The head of the group pushing Virginia counties to refuse to enforce unconstitutional gun laws, declaring themselves "Second Amendment sanctuaries," told the Washington Free Beacon he has seen an unprecedented groundswell of support that he expects to only grow.
When Virginia Citizens Defense League (VCDL) president Philip Van Cleave spoke with the Free Beacon on Tuesday afternoon, 15 of Virginia's 95 counties had passed sanctuary resolutions; five more joined that night.
"I've never seen anything like this, and I've been doing this for over 20 years," he told the Free Beacon. "It's a sleeping giant that had been pretty much not paying attention to politics, and now they're awake, and now they're flooding these sanctuary county hearings. Flooding them."
Sparked by Democrats' capture of the Virginia legislature three weeks ago, the sanctuary movement has already passed resolutions similar to VCDL's model in nearly a quarter of the state's counties. The movement could give newly elected Democrats from more moderate jurisdictions pause when considering new gun control bills—especially the confiscation plan supported by Governor Ralph Northam (D.). The sanctuary proposals could also set up a showdown between state and local officials if the former adopt new gun bans or a confiscation scheme.
Van Cleave said that his group would typically garner up to a hundred people at the General Assembly for past gun bills, but that nearly a thousand showed up to support the sanctuary proposal in rural Bedford County.
"It's sending a huge message to the General Assembly that a lot of the state does not want more gun control, certainly none of the crap that they're pushing that does nothing but affect law abiding citizens," he said. "It doesn't do anything for criminals."
He said Democrats elected in counties that adopt the sanctuary resolution are "gonna be under some pressure," and may be swayed by the effort.
"They're gonna go 'whoa, hey, if I vote for that bill you won't have a Democrat delegate in this county for the next decade,'" Van Cleave said. "All we have to do is turn a few Democrats and these bills aren't going to go anywhere."
The resolutions may do more than just send a message to the new Democratic majority, however. They could also have a direct impact on local law enforcement.
"It's more than symbolic," Van Cleave said. "It can affect the employees of the county. So, you've got a county police force. If the employees are breaking this policy, they can be fired."
Van Cleave said he expects a majority of the state's counties to adopt a sanctuary policy in the coming months, and his group plans to target Virginia's sheriffs and commonwealth attorneys as well.

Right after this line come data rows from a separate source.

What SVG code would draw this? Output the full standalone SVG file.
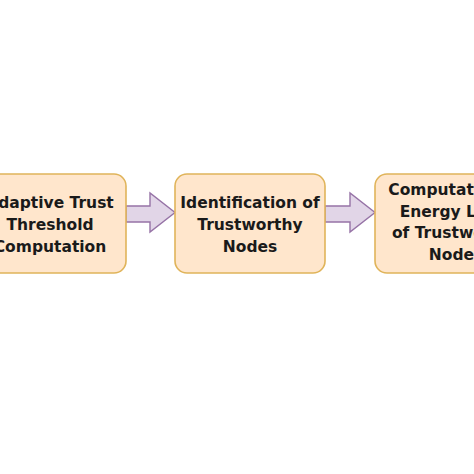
<svg xmlns="http://www.w3.org/2000/svg" width="474" height="474" viewBox="0 0 474 474">
<style>
.box{fill:#FFE6CC;stroke:#E0B45A;stroke-width:1.6}
.arr{fill:#E1D5E7;stroke:#9673A6;stroke-width:1.4;stroke-linejoin:miter}
.t{font-family:"DejaVu Sans",sans-serif;font-weight:bold;font-size:15.5px;fill:#1a1a1a;text-anchor:middle}
</style>
<rect width="474" height="474" fill="#ffffff"/>
<g id="connectors">
<polygon class="arr" points="126,206 150,206 150,193 175,212.5 150,232 150,222 126,222"/>
<polygon class="arr" points="325,206 350,206 350,193 375,212.5 350,232 350,222 325,222"/>
</g>
<g id="node1">
<rect class="box" x="-24" y="174" width="150" height="99" rx="12"/>
<text class="t" x="50" y="208">Adaptive Trust</text>
<text class="t" x="50" y="230">Threshold</text>
<text class="t" x="50" y="252">Computation</text>
</g>
<g id="node2">
<rect class="box" x="175" y="174" width="150" height="99" rx="12"/>
<text class="t" x="250" y="208">Identification of</text>
<text class="t" x="250" y="230">Trustworthy</text>
<text class="t" x="250" y="252">Nodes</text>
</g>
<g id="node3">
<rect class="box" x="375" y="174" width="160" height="99" rx="12"/>
<text class="t" x="456" y="195">Computation of</text>
<text class="t" x="456" y="217">Energy Level</text>
<text class="t" x="456" y="238">of Trustworthy</text>
<text class="t" x="456" y="260">Nodes</text>
</g>
</svg>
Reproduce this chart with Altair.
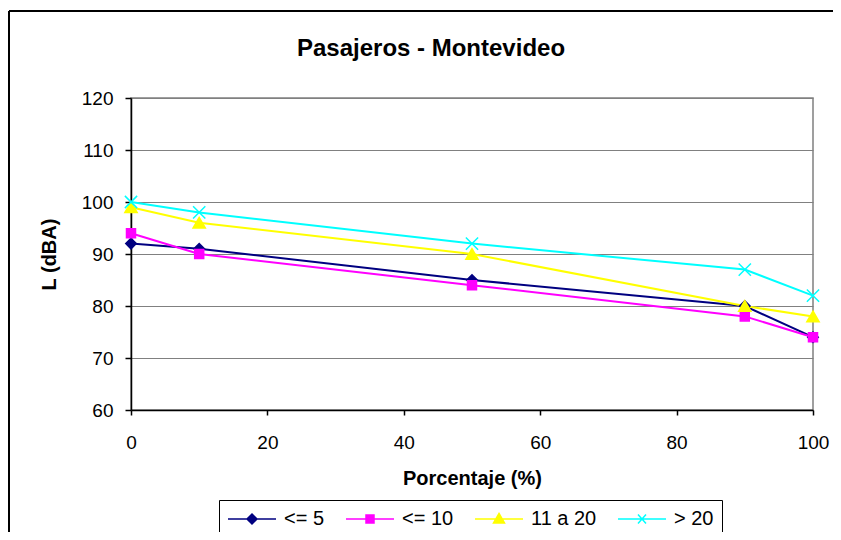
import altair as alt
import pandas as pd

# ---- data ----
porcentaje = [0, 10, 50, 90, 100]
series = ["<= 5", "<= 10", "11 a 20", "> 20"]
l_le5 = [92, 91, 85, 80, 74]
l_le10 = [94, 90, 84, 78, 74]
l_11a20 = [99, 96, 90, 80, 78]
l_gt20 = [100, 98, 92, 87, 82]
x_ticks = [0, 20, 40, 60, 80, 100]
y_ticks = [60, 70, 80, 90, 100, 110, 120]

valores = {"<= 5": l_le5, "<= 10": l_le10, "11 a 20": l_11a20, "> 20": l_gt20}
rows = []
for s in series:
    for p, v in zip(porcentaje, valores[s]):
        rows.append({"pct": p, "L": v, "serie": s})
df = pd.DataFrame(rows)

# ---- styles ----
colors = ["#000080", "#FF00FF", "#FFFF00", "#00FFFF"]
FONT = "Liberation Sans"
marker_shapes = ["diamond", "square", "triangle-up", "M-1,-1L1,1M-1,1L1,-1"]
marker_sizes = [110, 81, 150, 150]
legend_paths = [
    "M-1,0L3.8,0M1.4,-0.5L1.9,0L1.4,0.5L0.9,0Z",
    "M-1,0L3.8,0M1,-0.4L1.8,-0.4L1.8,0.4L1,0.4Z",
    "M-1,0L3.8,0M1.4,-0.55L1.95,0.4L0.85,0.4Z",
    "M-1,0L3.8,0M1,-0.45L1.8,0.45M1,0.45L1.8,-0.45",
]

x_enc = alt.X("pct:Q", scale=alt.Scale(domain=[0, 100], nice=False),
              axis=alt.Axis(values=x_ticks, title="Porcentaje (%)", grid=False,
                            tickSize=5, labelPadding=18, titlePadding=16,
                            labelFlush=False))
y_enc = alt.Y("L:Q", scale=alt.Scale(domain=[60, 120], nice=False),
              axis=alt.Axis(values=y_ticks, title="L (dBA)", grid=True,
                            gridColor="#808080", tickSize=6, labelPadding=12,
                            titlePadding=22))

base = alt.Chart(df)

line_layers = []
point_layers = []
for i, (s, c, shp, sz) in enumerate(zip(series, colors, marker_shapes, marker_sizes)):
    sub = base.transform_filter(alt.datum.serie == s)
    if i == 0:
        line_layers.append(sub.mark_line(color=c, strokeWidth=2).encode(
            x=x_enc, y=y_enc, order=alt.Order("pct:Q")))
    else:
        line_layers.append(sub.mark_line(color=c, strokeWidth=2).encode(
            x="pct:Q", y="L:Q", order=alt.Order("pct:Q")))
    point_layers.append(sub.mark_point(
        shape=shp, size=sz, filled=True, fill=c, stroke=c, strokeWidth=1.5, opacity=1
    ).encode(x="pct:Q", y="L:Q"))

leg = alt.Legend(title=None, orient="none", legendX=88, legendY=402,
                 direction="horizontal", strokeColor="black", padding=8,
                 symbolSize=400, symbolStrokeWidth=1.5, symbolOpacity=1,
                 labelOffset=35,
                 labelFont=FONT, labelFontSize=20, labelColor="black",
                 columnPadding=18)

legend_layer = base.transform_filter("false").mark_point(
    filled=True, strokeWidth=1.5, opacity=1).encode(
    x="pct:Q", y="L:Q",
    shape=alt.Shape("serie:N", scale=alt.Scale(domain=series, range=legend_paths), legend=leg),
    fill=alt.Fill("serie:N", scale=alt.Scale(domain=series, range=colors), legend=leg),
    stroke=alt.Stroke("serie:N", scale=alt.Scale(domain=series, range=colors), legend=leg),
)

frame_data = alt.Data(values=[{"k": 1}])
border_left = alt.Chart(frame_data).mark_rule(color="black", strokeWidth=2).encode(
    x=alt.value(-122), y=alt.value(-87), y2=alt.value(460))
border_top = alt.Chart(frame_data).mark_rule(color="black", strokeWidth=2).encode(
    x=alt.value(-122), x2=alt.value(720), y=alt.value(-87))

chart = alt.layer(border_left, border_top, *line_layers, *point_layers, legend_layer).properties(
    width=682, height=312,
    padding={"left": 123, "top": 90, "right": 20, "bottom": 122},
    autosize=alt.AutoSizeParams(type="none"),
    title=alt.Title("Pasajeros - Montevideo", font=FONT, fontSize=24, fontWeight="bold",
                    color="black", anchor="middle", dx=-41, offset=-51),
).configure_view(stroke="#808080", strokeWidth=1.5).configure_axis(
    labelFont=FONT, labelFontSize=19, labelColor="black",
    titleFont=FONT, titleFontSize=20, titleFontWeight="bold", titleColor="black",
    domainColor="black", domainWidth=1.5, tickColor="black", tickWidth=1.5,
    gridWidth=1.2,
)

chart.save("out.html", embed_options={"renderer": "svg", "actions": False})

"It's part of a multiple prong approach," he said. "A lot of sheriffs, and even chiefs of police, are going to be watching what localities do. Some of the sheriffs have said, 'if my locality does this then I'm going to go along with it.' Then, if we get commonwealth attorneys to say 'I'm not prosecuting this stuff,' well, that closes the loop at least in the county."
Still, Van Cleave said the sanctuary movement is not the only way to prevent the passage of new gun control laws.
"It's important people understand, just because your county becomes a sanctuary, you're not done," he said. "This is the very beginning. This is the first volley in a war. We're making a hell of a volley, but the war will not be over even if every single county was a sanctuary."
He said even if every county in the state adopted the sanctuary policy, it would remain important to block potential gun-control laws from passing through the state legislature. VCDL now plans to focus on activating its members who live in Democratic districts with the intention of trying to persuade Democratic lawmakers whom VCDL had not relied on when Republicans controlled the legislature.
"We have to make sure these bills don't make it into law," he said.